Employing many forms, from fragmented wall vases to bronze benches to pillow pitchers, she presents a delightful gathering of influences and traditions. Woodman has traveled extensively, finding inspiration in cultures around the world. Artist and writer Jeff Perrone has described Woodman’s remarkable ability to draw on many sources:
As a body of work, her ‘style’ is an ever-changing constellation of ceramic styles…This ceramic eclecticism is an implicit critique of modernist “purity”, the leveling of variety and difference. But Woodman’s eclecticism, her pluralism is not a scrambling or confusion of systems. It is the selection of what is best from various styles; it requires more care, more orderliness to be an eclectic than to apply a single standard or adhere to a single model.
For Woodman, this eclectic gathering is an essential part of her process:
"Things emerge in my studio from a seen image or experience that gets recalled in whatever work I am doing. The work becomes a conduit of the memory of a painting, a landscape, architecture, or some other visual stimulus. Once it starts to manifest itself in my art, the topic and subject then gets further researched in books, visits to museums, or by another trip."
Drawing no boundaries between traditions of fine art and craft, Woodman takes elements from the rich heritage of each and makes them her own.
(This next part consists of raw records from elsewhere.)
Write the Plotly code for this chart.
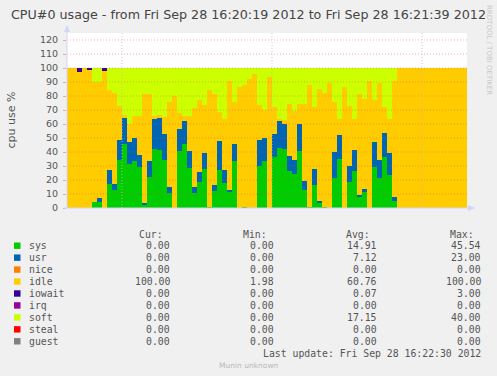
import plotly.graph_objects as go
from datetime import datetime, timedelta

# ---------------- data (one value per second, 80 s) ----------------
sys_vals = [0, 0, 0, 0, 0, 4, 4, 0, 17.4, 13, 34.5, 45.5, 31.5, 33.3, 29.5, 2.4,
            21.8, 42.4, 41.7, 34.5, 10.7, 0, 40.5, 45.5, 28.6, 10.7, 18.6, 28.1, 1, 11.9,
            27.4, 18.1, 11.4, 33.3, 0, 1, 0, 0, 29.8, 33.3, 0, 36.4, 42.9, 41.9, 26.2,
            24.5, 40.5, 13, 1, 16.7, 3.6, 1, 0, 21.4, 34.8, 0, 18.6, 26.4, 7.9, 11.9, 0,
            29.3, 21.7, 36.4, 23.3, 4.8,
            0, 0, 0, 0, 0, 0, 0, 0, 0, 0, 0, 0, 0, 0]
usr_vals = [0, 0, 0, 0, 0, 0, 3, 0, 9.6, 4, 14.3, 18.8, 16, 16.7, 8.5, 1.2,
            11.7, 21.4, 22.6, 18.5, 4.3, 0, 16.2, 16.5, 11.9, 4.3, 7.1, 11.2, 0, 4.8,
            20.5, 9.3, 1.6, 12.7, 0, 0, 0, 0, 19, 16.7, 0, 16.6, 18.9, 18.1, 10.7,
            10, 19.5, 6, 0, 11.3, 1.2, 0, 0, 18.6, 17.2, 0, 11.2, 14.8, 1.6, 1.4, 0,
            17.7, 12.8, 17.2, 16, 3.1,
            0, 0, 0, 0, 0, 0, 0, 0, 0, 0, 0, 0, 0, 0]
idle_vals = [100, 100, 97, 100, 99, 86, 83, 98, 57, 65, 23.8, 2.1, 12.5, 15.5, 28, 78.1,
             48.2, 2.2, 2.4, 12, 61, 80, 11.2, 4, 25.5, 56.4, 51.7, 34.5, 83.5, 65,
             20.7, 35.9, 77.7, 29.7, 86.4, 86.6, 92.4, 96, 24.5, 19.8, 93.6, 19, 2, 2.6, 37.6,
             34.5, 14.5, 55.5, 86.6, 44, 80.2, 81, 89.5, 35.7, 11.3, 86.4, 42.8, 22.6, 72.2, 64.7, 90.7,
             29.9, 54.8, 18.4, 24, 82.6,
             100, 100, 100, 100, 100, 100, 100, 100, 100, 100, 100, 100, 100, 100]
iowait_vals = [0, 0, 3, 0, 1, 0, 0, 2] + [0] * 72
soft_vals = [0, 0, 0, 0, 0, 10, 10, 0, 16, 18, 27.4, 33.6, 40, 34.5, 34, 18.3,
             18.3, 34, 33.3, 35, 24, 20, 32.1, 34, 34, 28.6, 22.6, 26.2, 15.5, 18.3,
             31.4, 36.7, 9.3, 24.3, 13.6, 12.4, 7.6, 4, 26.7, 30.2, 6.4, 28, 36.2, 37.4, 25.5,
             31, 25.5, 25.5, 12.4, 28, 15, 18, 10.5, 24.3, 36.7, 13.6, 27.4, 36.2, 18.3, 22, 9.3,
             23.1, 10.7, 28, 36.7, 9.5,
             0, 0, 0, 0, 0, 0, 0, 0, 0, 0, 0, 0, 0, 0]
zero_vals = [0] * 80

series_names = ["sys", "usr", "nice", "idle", "iowait", "irq", "soft", "steal", "guest"]
series_colors = ["#00CC00", "#0066B3", "#FF8000", "#FFCC00", "#330099",
                 "#990099", "#CCFF00", "#FF0000", "#808080"]
series_values = [sys_vals, usr_vals, zero_vals, idle_vals, iowait_vals,
                 zero_vals, soft_vals, zero_vals, zero_vals]

cur_vals = ["0.00", "0.00", "0.00", "100.00", "0.00", "0.00", "0.00", "0.00", "0.00"]
min_vals = ["0.00", "0.00", "0.00", "1.98", "0.00", "0.00", "0.00", "0.00", "0.00"]
avg_vals = ["14.91", "7.12", "0.00", "60.76", "0.07", "0.00", "17.15", "0.00", "0.00"]
max_vals = ["45.54", "23.00", "0.00", "100.00", "3.00", "0.00", "40.00", "0.00", "0.00"]

y_ticks = [0, 10, 20, 30, 40, 50, 60, 70, 80, 90, 100, 110, 120]
x_grid_times = ["2012-09-28 16:20:30", "2012-09-28 16:21:00", "2012-09-28 16:21:30"]

title_text = "CPU#0 usage - from Fri Sep 28 16:20:19 2012 to Fri Sep 28 16:21:39 2012"
start = datetime(2012, 9, 28, 16, 20, 19)
end = datetime(2012, 9, 28, 16, 21, 39)

# ---------------- layout geometry ----------------
W, H = 497, 376
L, R, T, B = 67, 30, 33, 168
PW = W - L - R
PH = H - T - B


def px(xp):
    return (xp - L) / PW


def py(yp):
    return (H - B - yp) / PH


times = [start + timedelta(seconds=i, milliseconds=500) for i in range(len(sys_vals))]

fig = go.Figure()
for name, color, vals in zip(series_names, series_colors, series_values):
    fig.add_trace(go.Bar(x=times, y=vals, name=name, width=1000,
                         marker=dict(color=color, line=dict(width=0)),
                         showlegend=False, hoverinfo="skip"))

shapes = []
# horizontal grid (drawn above data, like rrdtool)
for v in y_ticks[1:]:
    shapes.append(dict(type="line", xref="paper", yref="y", x0=0, x1=1, y0=v, y1=v,
                       line=dict(color="rgba(222,80,80,0.45)", width=1, dash="1px,2px"),
                       layer="above"))
# vertical grid
for t in x_grid_times:
    shapes.append(dict(type="line", xref="x", yref="paper", x0=t, x1=t, y0=0, y1=1,
                       line=dict(color="rgba(190,190,190,0.8)", width=1, dash="1px,2px"),
                       layer="above"))
axis_col = "#CFD6F8"
# axes with arrows
shapes.append(dict(type="line", xref="paper", yref="paper", x0=px(67), x1=px(67),
                   y0=py(208), y1=py(30), line=dict(color=axis_col, width=1), layer="above"))
shapes.append(dict(type="line", xref="paper", yref="paper", x0=px(64), x1=px(470),
                   y0=py(208), y1=py(208), line=dict(color=axis_col, width=1), layer="above"))
shapes.append(dict(type="path", xref="paper", yref="paper",
                   path=f"M {px(64)} {py(32)} L {px(70)} {py(32)} L {px(67)} {py(25)} Z",
                   fillcolor=axis_col, line=dict(width=0), layer="above"))
shapes.append(dict(type="path", xref="paper", yref="paper",
                   path=f"M {px(468)} {py(205)} L {px(468)} {py(211)} L {px(475)} {py(208)} Z",
                   fillcolor=axis_col, line=dict(width=0), layer="above"))

annotations = []
mono = "DejaVu Sans Mono"
txt_col = "#555555"
leg_size = 9.8

# title (centred on the whole image)
annotations.append(dict(text=title_text, x=px(248.5), y=py(14), xref="paper", yref="paper",
                        showarrow=False, xanchor="center", yanchor="middle",
                        font=dict(family="DejaVu Sans", size=12.7, color="#444444")))
# y-axis title
annotations.append(dict(text="cpu use %", x=px(10.5), y=py(120), xref="paper", yref="paper",
                        showarrow=False, textangle=-90, xanchor="center", yanchor="middle",
                        font=dict(family="DejaVu Sans", size=11, color=txt_col)))
# watermark
annotations.append(dict(text="RRDTOOL / TOBI OETIKER", x=px(489), y=py(50), xref="paper",
                        yref="paper", showarrow=False, textangle=90, xanchor="center",
                        yanchor="middle", font=dict(family="DejaVu Sans", size=7, color="#C8C8C8")))

# legend header
col_right = [172.3, 276.3, 379.3, 483.3]
hdr_left = [136.7, 240.7, 344.0, 447.7]
for lbl, xl in zip(["Cur:", "Min:", "Avg:", "Max:"], hdr_left):
    annotations.append(dict(text=lbl, x=px(xl), y=py(234.2), xref="paper", yref="paper",
                            showarrow=False, xanchor="left", yanchor="middle",
                            font=dict(family=mono, size=leg_size, color=txt_col)))

row0, dy = 245.7, 11.95
for i, (name, color) in enumerate(zip(series_names, series_colors)):
    yc = row0 + dy * i
    shapes.append(dict(type="rect", xref="paper", yref="paper",
                       x0=px(14), x1=px(20.5), y0=py(yc - 3.2), y1=py(yc + 3.2),
                       fillcolor=color, line=dict(width=0)))
    annotations.append(dict(text=name, x=px(26.5), y=py(yc), xref="paper", yref="paper",
                            showarrow=False, xanchor="left", yanchor="middle",
                            font=dict(family=mono, size=leg_size, color=txt_col)))
    for vals, xr in zip([cur_vals, min_vals, avg_vals, max_vals], col_right):
        annotations.append(dict(text=vals[i], x=px(xr), y=py(yc), xref="paper", yref="paper",
                                showarrow=False, xanchor="right", yanchor="middle",
                                font=dict(family=mono, size=leg_size, color=txt_col)))

annotations.append(dict(text="Last update: Fri Sep 28 16:22:30 2012", x=px(483.3), y=py(353.3),
                        xref="paper", yref="paper", showarrow=False, xanchor="right",
                        yanchor="middle", font=dict(family=mono, size=leg_size, color=txt_col)))
annotations.append(dict(text="Munin unknown", x=px(248.5), y=py(365.5), xref="paper", yref="paper",
                        showarrow=False, xanchor="center", yanchor="middle",
                        font=dict(family="DejaVu Sans", size=7.5, color="#B8B8B8")))

fig.update_layout(
    width=W, height=H,
    margin=dict(l=L, r=R, t=T, b=B, pad=0),
    paper_bgcolor="#F0F0F0", plot_bgcolor="#FFFFFF",
    barmode="stack", bargap=0,
    xaxis=dict(type="date", range=[start, end], showgrid=False, showticklabels=False,
               ticks="", zeroline=False, showline=False, fixedrange=True),
    yaxis=dict(range=[0, 125], tickvals=y_ticks, ticktext=[str(v) for v in y_ticks],
               showgrid=False, zeroline=False, showline=False, ticks="outside", ticklen=3,
               tickcolor="rgba(222,80,80,0.45)", ticklabelstandoff=3,
               tickfont=dict(family="DejaVu Sans", size=9.5, color=txt_col)),
    shapes=shapes, annotations=annotations,
)

fig.write_html("out.html")
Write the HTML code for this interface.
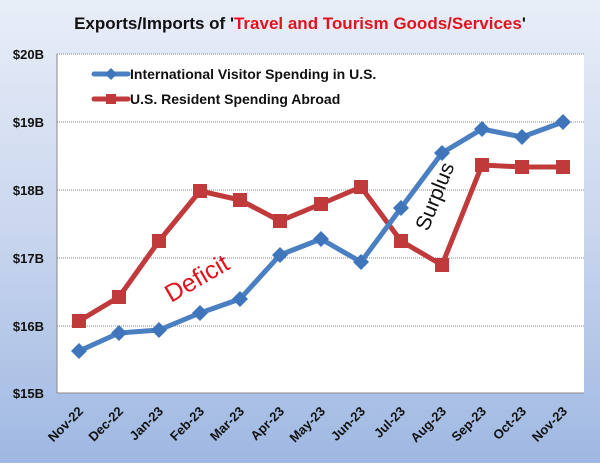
<!DOCTYPE html>
<html><head><style>
body{margin:0;width:600px;height:463px;overflow:hidden;font-family:"Liberation Sans",sans-serif;}
</style></head><body>
<svg width="600" height="463" xmlns="http://www.w3.org/2000/svg">
<defs>
<linearGradient id="bg" x1="0" y1="0" x2="0" y2="1">
<stop offset="0" stop-color="#e9eef8"/><stop offset="0.5" stop-color="#c9d6ee"/><stop offset="1" stop-color="#9fb8e2"/>
</linearGradient>
</defs>
<rect width="600" height="463" fill="url(#bg)"/>
<rect x="57" y="54" width="527" height="339" fill="#fff"/>
<g stroke="#888" stroke-width="1" stroke-dasharray="1,1">
<line x1="57" y1="54" x2="584" y2="54"/>
<line x1="57" y1="122" x2="584" y2="122"/>
<line x1="57" y1="190" x2="584" y2="190"/>
<line x1="57" y1="258" x2="584" y2="258"/>
<line x1="57" y1="326" x2="584" y2="326"/>
</g>
<line x1="57" y1="54" x2="57" y2="393" stroke="#888"/>
<line x1="57" y1="393" x2="584" y2="393" stroke="#888"/>
<text x="300" y="29" text-anchor="middle" font-size="17" font-weight="bold" fill="#111">Exports/Imports of '<tspan fill="#e0141e">Travel and Tourism Goods/Services</tspan>'</text>
<g font-size="13" font-weight="bold" fill="#111" text-anchor="end">
<text x="44" y="59">$20B</text><text x="44" y="127">$19B</text><text x="44" y="195">$18B</text>
<text x="44" y="263">$17B</text><text x="44" y="331">$16B</text><text x="44" y="398">$15B</text>
</g>
<g font-size="13" font-weight="bold" fill="#111" text-anchor="end">
<text transform="translate(84,412) rotate(-45)">Nov-22</text>
<text transform="translate(124,412) rotate(-45)">Dec-22</text>
<text transform="translate(164,412) rotate(-45)">Jan-23</text>
<text transform="translate(205,412) rotate(-45)">Feb-23</text>
<text transform="translate(245,412) rotate(-45)">Mar-23</text>
<text transform="translate(285,412) rotate(-45)">Apr-23</text>
<text transform="translate(326,412) rotate(-45)">May-23</text>
<text transform="translate(366,412) rotate(-45)">Jun-23</text>
<text transform="translate(406,412) rotate(-45)">Jul-23</text>
<text transform="translate(447,412) rotate(-45)">Aug-23</text>
<text transform="translate(487,412) rotate(-45)">Sep-23</text>
<text transform="translate(527,412) rotate(-45)">Oct-23</text>
<text transform="translate(568,412) rotate(-45)">Nov-23</text>
</g>
<polyline fill="none" stroke="#c0393b" stroke-width="5" stroke-linejoin="round" points="79,321 119,297 159,241 200,191 240,200 280,221 321,204 361,187 401,241 442,265 482,165 522,167 563,167"/>
<g fill="#c0393b">
<rect x="72" y="314" width="14" height="14"/><rect x="112" y="290" width="14" height="14"/><rect x="152" y="234" width="14" height="14"/><rect x="193" y="184" width="14" height="14"/><rect x="233" y="193" width="14" height="14"/><rect x="273" y="214" width="14" height="14"/><rect x="314" y="197" width="14" height="14"/><rect x="354" y="180" width="14" height="14"/><rect x="394" y="234" width="14" height="14"/><rect x="435" y="258" width="14" height="14"/><rect x="475" y="158" width="14" height="14"/><rect x="515" y="160" width="14" height="14"/><rect x="556" y="160" width="14" height="14"/>
</g>
<polyline fill="none" stroke="#4a7fc1" stroke-width="5" stroke-linejoin="round" points="79,351 119,333 159,330 200,313 240,299 280,255 321,239 361,262 401,208 442,153 482,129 522,137 563,122"/>
<g fill="#3f75bb">
<path d="M79,343l8,8l-8,8l-8,-8z"/><path d="M119,325l8,8l-8,8l-8,-8z"/><path d="M159,322l8,8l-8,8l-8,-8z"/><path d="M200,305l8,8l-8,8l-8,-8z"/><path d="M240,291l8,8l-8,8l-8,-8z"/><path d="M280,247l8,8l-8,8l-8,-8z"/><path d="M321,231l8,8l-8,8l-8,-8z"/><path d="M361,254l8,8l-8,8l-8,-8z"/><path d="M401,200l8,8l-8,8l-8,-8z"/><path d="M442,145l8,8l-8,8l-8,-8z"/><path d="M482,121l8,8l-8,8l-8,-8z"/><path d="M522,129l8,8l-8,8l-8,-8z"/><path d="M563,114l8,8l-8,8l-8,-8z"/>
</g>
<line x1="94" y1="74" x2="128" y2="74" stroke="#4a7fc1" stroke-width="5" stroke-linecap="round"/>
<path d="M111,68l6,6l-6,6l-6,-6z" fill="#3f75bb"/>
<line x1="94" y1="99" x2="128" y2="99" stroke="#c0393b" stroke-width="5" stroke-linecap="round"/>
<rect x="106" y="94" width="10" height="10" fill="#c0393b"/>
<text x="130" y="79" font-size="14" font-weight="bold" fill="#111">International Visitor Spending in U.S.</text>
<text x="130" y="104" font-size="14" font-weight="bold" fill="#111">U.S. Resident Spending Abroad</text>
<text transform="translate(171,303) rotate(-30)" font-size="25" fill="#e0141e">Deficit</text>
<text transform="translate(428,232) rotate(-68)" font-size="21" fill="#111">Surplus</text>
</svg>
</body></html>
She uses the motif of the vase and the vessel repeatedly, allowing it to enrich her exploration of formal and painterly traditions:
"The centrality of the vase in my work is certainly a reference to a global perspective on art history and production.The container is a universal symbol- it holds and pours all fluids, stores foods, and contains everything from our final remains to flowers. The vase motif connects what I do to all aspects of art. I can mix the motifs of a classic Greek vase on one side of a triptych with the details of a Japanese print on the other all conveyed with a palette based on the hues of a recollected Hindu temple."
Professor of philosophy and writer Arthur Danto agrees about the solvency of the vase form in Woodman’s work:
Woodman’s vases project the use with which their meaning is connected, but at the same time declare their affinity with the Modernist art to which they owe their visual interest and originality. To live with one of Woodman’s pieces is to connect oneself with both sets of meanings- the eternal human meanings of the vase as subject, and the historical meanings of the vase as form.
Betty Woodman lives and works in New York City and Antella, Italy. Her work has been shown around the world in exhibitions in France, Italy, Holland and Japan. The Metropolitan Museum, New York had a retrospective of Woodman’s work in June 2006.